* Brief
Output the line that holds "Emit a Python", the line that holds "0.721, 0.737, 0.741, 0.749, 0.741, 0.754, 0.754]", and every line between them, exactly, but none of the pictures.

* Given entries

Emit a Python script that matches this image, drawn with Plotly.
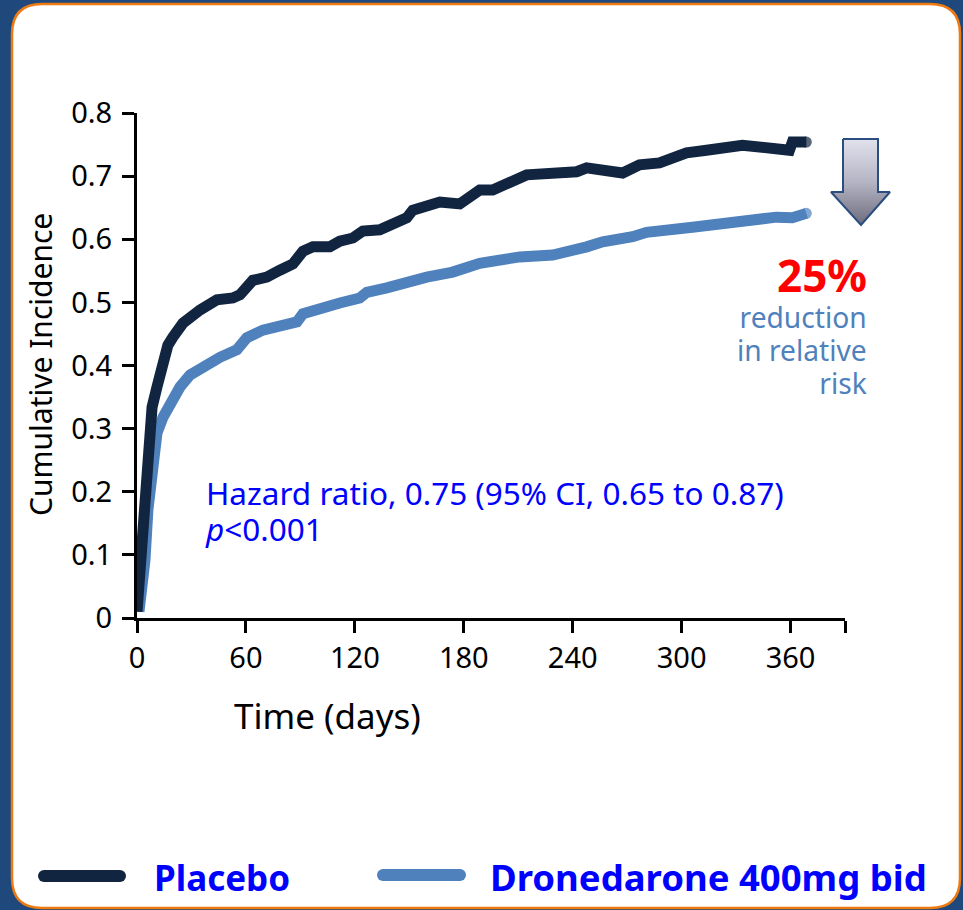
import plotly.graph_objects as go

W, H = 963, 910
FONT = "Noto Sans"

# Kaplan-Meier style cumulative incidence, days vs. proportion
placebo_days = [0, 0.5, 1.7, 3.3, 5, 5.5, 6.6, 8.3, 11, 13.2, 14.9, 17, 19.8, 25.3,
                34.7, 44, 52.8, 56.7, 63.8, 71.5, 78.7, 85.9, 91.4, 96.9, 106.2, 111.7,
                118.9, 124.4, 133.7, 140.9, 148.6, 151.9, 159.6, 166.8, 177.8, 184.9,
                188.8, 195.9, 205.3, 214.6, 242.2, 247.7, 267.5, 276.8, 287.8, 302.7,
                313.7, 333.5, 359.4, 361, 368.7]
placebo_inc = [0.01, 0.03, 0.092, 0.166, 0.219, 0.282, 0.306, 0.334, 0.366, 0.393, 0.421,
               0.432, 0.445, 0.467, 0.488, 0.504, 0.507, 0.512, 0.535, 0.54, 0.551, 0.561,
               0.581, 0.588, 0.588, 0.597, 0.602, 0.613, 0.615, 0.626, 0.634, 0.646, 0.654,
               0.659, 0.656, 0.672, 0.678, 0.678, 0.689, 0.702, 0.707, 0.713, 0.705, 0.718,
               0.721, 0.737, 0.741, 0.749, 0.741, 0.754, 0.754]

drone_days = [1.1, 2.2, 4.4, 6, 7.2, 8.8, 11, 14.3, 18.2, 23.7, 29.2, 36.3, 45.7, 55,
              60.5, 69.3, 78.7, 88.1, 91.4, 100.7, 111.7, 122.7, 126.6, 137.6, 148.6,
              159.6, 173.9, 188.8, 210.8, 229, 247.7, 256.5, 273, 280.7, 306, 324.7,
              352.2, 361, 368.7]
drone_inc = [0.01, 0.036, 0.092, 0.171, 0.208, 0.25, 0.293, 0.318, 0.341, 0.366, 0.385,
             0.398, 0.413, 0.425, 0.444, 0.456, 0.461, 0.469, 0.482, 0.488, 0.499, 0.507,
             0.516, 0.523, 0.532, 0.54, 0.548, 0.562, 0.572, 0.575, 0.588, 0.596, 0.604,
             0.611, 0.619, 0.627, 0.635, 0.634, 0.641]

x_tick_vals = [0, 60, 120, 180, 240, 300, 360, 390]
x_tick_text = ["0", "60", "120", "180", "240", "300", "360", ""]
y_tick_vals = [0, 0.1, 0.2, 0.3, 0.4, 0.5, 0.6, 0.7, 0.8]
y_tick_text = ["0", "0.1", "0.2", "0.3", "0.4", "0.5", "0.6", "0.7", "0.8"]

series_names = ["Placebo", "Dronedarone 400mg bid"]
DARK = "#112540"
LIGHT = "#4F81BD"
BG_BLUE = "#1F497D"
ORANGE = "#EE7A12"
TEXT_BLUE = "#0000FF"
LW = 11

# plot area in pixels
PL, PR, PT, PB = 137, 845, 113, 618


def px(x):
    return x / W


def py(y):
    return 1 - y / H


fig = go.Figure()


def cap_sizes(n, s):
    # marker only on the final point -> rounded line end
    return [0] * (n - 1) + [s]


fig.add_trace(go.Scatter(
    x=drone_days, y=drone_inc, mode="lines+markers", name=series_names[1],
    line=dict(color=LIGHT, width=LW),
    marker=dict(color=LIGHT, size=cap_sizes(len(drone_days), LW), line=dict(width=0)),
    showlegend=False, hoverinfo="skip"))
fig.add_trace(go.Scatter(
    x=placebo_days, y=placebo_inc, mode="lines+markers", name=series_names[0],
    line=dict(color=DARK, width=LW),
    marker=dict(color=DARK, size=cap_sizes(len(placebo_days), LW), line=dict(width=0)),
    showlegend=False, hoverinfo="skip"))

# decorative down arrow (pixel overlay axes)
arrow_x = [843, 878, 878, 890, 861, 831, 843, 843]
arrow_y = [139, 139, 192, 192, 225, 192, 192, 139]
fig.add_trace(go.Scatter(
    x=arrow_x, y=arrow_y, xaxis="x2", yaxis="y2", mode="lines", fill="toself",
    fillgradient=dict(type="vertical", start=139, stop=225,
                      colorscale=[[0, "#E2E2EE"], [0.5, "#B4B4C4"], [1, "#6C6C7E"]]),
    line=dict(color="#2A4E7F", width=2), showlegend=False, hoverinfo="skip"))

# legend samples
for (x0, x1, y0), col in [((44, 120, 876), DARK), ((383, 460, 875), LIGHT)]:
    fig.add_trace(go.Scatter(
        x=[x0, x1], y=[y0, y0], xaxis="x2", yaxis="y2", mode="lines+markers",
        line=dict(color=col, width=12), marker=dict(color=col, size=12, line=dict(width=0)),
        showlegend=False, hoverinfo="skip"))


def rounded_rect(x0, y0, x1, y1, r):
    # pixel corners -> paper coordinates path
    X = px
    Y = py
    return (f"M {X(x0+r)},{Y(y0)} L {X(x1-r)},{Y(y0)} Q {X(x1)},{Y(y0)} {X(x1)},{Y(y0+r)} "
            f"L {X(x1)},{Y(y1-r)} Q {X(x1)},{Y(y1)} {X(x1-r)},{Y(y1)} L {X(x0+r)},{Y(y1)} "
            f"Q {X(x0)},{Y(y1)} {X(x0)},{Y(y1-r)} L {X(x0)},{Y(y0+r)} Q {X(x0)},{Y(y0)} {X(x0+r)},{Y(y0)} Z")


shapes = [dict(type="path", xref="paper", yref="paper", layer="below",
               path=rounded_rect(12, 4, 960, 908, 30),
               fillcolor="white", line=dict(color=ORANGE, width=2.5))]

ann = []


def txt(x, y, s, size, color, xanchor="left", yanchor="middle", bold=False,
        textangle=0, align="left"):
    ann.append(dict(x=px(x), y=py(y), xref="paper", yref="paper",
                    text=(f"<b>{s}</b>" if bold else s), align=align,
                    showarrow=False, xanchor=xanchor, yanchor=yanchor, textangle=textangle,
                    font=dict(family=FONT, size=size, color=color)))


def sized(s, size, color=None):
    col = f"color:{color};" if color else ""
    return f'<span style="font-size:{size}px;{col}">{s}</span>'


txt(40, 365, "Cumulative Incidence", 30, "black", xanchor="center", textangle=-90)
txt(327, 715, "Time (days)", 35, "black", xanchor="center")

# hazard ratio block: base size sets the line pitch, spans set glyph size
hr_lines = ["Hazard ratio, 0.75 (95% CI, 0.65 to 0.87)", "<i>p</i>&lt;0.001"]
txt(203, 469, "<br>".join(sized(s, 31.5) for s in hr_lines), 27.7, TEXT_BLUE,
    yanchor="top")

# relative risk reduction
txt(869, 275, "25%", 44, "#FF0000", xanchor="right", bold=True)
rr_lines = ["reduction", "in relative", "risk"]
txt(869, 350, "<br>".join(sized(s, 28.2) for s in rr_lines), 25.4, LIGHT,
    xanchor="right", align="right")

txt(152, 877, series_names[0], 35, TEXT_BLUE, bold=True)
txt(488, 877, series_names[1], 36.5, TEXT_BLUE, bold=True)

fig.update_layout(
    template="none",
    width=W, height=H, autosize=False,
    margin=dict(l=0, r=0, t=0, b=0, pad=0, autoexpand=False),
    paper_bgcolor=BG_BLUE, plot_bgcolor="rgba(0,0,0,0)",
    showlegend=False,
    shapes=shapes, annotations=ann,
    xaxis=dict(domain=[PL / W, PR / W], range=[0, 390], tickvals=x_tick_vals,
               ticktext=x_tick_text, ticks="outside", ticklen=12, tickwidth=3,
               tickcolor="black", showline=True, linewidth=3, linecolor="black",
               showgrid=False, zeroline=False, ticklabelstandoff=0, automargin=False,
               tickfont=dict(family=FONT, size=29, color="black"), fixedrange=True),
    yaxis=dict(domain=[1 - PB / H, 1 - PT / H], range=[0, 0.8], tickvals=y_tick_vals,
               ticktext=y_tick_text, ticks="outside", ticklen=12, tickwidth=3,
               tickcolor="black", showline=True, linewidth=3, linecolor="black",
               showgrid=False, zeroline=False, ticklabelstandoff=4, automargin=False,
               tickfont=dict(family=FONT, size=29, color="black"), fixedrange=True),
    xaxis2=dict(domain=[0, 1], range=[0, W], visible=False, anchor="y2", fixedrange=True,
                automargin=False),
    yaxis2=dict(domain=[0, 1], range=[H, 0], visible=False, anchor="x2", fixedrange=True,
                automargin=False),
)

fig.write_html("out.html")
---
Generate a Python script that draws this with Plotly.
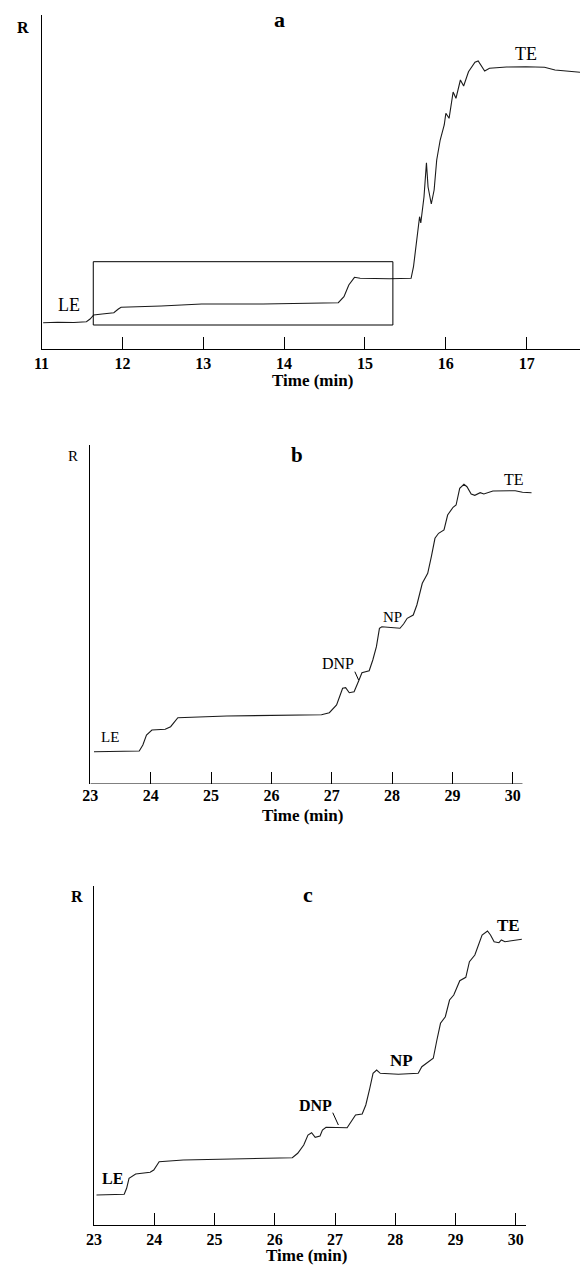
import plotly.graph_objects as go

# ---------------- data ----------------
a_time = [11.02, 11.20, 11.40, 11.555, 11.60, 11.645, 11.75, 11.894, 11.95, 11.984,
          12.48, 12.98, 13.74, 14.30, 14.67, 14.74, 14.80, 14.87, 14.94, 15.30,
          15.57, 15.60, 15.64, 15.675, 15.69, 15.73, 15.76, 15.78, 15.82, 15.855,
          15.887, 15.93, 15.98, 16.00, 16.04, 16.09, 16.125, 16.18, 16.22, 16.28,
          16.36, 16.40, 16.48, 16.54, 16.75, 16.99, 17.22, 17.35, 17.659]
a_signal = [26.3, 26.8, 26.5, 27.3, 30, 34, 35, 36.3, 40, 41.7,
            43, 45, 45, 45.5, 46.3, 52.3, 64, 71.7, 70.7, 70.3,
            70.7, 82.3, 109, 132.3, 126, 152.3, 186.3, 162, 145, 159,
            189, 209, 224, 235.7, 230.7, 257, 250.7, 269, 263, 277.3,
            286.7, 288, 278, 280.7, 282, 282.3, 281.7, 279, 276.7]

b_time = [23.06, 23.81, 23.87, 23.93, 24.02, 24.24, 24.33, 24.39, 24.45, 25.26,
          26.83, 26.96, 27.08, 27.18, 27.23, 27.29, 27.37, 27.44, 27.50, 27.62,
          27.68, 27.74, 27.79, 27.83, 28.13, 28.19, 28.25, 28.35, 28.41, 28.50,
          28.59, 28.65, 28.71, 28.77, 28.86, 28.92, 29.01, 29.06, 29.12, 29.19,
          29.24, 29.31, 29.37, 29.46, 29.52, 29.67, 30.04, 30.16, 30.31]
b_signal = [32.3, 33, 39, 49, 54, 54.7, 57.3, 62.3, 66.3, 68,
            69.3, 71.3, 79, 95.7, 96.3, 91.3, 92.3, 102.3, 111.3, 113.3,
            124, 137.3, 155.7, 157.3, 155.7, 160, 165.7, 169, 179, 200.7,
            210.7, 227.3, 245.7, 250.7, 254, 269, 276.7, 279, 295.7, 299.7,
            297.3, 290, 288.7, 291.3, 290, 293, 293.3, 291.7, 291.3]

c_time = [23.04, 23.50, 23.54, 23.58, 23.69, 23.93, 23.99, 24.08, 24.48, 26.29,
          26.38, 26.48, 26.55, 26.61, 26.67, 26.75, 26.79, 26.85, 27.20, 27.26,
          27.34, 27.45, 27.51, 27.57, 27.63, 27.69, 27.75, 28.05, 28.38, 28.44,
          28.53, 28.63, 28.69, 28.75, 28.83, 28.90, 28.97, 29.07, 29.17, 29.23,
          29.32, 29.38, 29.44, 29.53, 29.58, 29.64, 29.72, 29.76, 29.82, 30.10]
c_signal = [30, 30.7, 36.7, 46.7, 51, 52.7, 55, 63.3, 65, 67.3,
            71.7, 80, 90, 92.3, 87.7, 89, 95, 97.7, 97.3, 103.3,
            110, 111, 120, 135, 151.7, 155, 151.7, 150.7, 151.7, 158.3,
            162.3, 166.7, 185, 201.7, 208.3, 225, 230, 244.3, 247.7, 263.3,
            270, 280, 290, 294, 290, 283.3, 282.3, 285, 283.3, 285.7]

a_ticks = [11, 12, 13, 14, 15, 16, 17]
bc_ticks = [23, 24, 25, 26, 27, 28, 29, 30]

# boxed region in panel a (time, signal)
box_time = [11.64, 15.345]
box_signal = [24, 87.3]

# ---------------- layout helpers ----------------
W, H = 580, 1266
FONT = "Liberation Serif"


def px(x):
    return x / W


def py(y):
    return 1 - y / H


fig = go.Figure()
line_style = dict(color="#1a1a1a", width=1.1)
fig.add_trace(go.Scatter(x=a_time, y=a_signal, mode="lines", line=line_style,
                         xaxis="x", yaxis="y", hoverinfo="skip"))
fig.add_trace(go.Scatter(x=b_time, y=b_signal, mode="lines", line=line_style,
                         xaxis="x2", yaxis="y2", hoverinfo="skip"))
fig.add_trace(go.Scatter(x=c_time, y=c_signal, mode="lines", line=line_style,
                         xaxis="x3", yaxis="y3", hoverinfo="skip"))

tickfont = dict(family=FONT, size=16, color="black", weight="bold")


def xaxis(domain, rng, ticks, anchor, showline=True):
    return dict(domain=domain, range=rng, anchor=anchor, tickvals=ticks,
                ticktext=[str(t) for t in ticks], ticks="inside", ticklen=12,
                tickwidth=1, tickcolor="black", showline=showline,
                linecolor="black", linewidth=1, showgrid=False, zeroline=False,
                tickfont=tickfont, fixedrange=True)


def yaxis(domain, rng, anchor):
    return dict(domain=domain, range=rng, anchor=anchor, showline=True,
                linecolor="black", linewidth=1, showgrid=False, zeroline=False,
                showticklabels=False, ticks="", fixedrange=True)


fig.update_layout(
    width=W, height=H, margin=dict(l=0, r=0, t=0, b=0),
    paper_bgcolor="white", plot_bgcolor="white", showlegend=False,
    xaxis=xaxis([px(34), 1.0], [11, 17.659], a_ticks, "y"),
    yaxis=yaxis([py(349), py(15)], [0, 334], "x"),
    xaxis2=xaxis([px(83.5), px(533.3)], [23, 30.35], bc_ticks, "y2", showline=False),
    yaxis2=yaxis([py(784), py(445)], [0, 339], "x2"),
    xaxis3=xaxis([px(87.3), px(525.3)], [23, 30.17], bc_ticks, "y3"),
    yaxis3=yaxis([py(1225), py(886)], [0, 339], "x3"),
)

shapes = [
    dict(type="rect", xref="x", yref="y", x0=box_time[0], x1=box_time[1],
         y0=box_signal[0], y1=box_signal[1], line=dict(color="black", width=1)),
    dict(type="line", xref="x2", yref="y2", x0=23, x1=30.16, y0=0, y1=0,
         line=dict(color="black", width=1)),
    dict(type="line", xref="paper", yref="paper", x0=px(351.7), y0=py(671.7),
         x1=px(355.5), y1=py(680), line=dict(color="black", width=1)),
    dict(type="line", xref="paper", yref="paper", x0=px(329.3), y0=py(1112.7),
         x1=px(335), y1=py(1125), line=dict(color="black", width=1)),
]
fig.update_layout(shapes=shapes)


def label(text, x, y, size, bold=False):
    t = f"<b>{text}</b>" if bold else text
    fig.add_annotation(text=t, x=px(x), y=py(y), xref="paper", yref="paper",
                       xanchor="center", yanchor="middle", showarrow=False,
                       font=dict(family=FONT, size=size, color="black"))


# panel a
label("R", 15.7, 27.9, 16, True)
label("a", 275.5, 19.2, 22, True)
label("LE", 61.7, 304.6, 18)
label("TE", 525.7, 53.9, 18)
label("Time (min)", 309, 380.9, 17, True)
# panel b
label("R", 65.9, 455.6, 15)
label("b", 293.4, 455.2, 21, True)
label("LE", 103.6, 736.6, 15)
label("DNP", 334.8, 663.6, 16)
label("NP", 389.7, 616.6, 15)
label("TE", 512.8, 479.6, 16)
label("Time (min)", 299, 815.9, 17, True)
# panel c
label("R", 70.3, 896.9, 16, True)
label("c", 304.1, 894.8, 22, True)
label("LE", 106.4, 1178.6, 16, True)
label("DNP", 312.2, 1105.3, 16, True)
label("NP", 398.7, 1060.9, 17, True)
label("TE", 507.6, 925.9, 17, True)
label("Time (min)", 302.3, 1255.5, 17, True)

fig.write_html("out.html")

* The completed task
Emit a Python script that matches this image, drawn with Plotly.
import plotly.graph_objects as go

W, H = 963, 910
FONT = "Noto Sans"

# Kaplan-Meier style cumulative incidence, days vs. proportion
placebo_days = [0, 0.5, 1.7, 3.3, 5, 5.5, 6.6, 8.3, 11, 13.2, 14.9, 17, 19.8, 25.3,
                34.7, 44, 52.8, 56.7, 63.8, 71.5, 78.7, 85.9, 91.4, 96.9, 106.2, 111.7,
                118.9, 124.4, 133.7, 140.9, 148.6, 151.9, 159.6, 166.8, 177.8, 184.9,
                188.8, 195.9, 205.3, 214.6, 242.2, 247.7, 267.5, 276.8, 287.8, 302.7,
                313.7, 333.5, 359.4, 361, 368.7]
placebo_inc = [0.01, 0.03, 0.092, 0.166, 0.219, 0.282, 0.306, 0.334, 0.366, 0.393, 0.421,
               0.432, 0.445, 0.467, 0.488, 0.504, 0.507, 0.512, 0.535, 0.54, 0.551, 0.561,
               0.581, 0.588, 0.588, 0.597, 0.602, 0.613, 0.615, 0.626, 0.634, 0.646, 0.654,
               0.659, 0.656, 0.672, 0.678, 0.678, 0.689, 0.702, 0.707, 0.713, 0.705, 0.718,
               0.721, 0.737, 0.741, 0.749, 0.741, 0.754, 0.754]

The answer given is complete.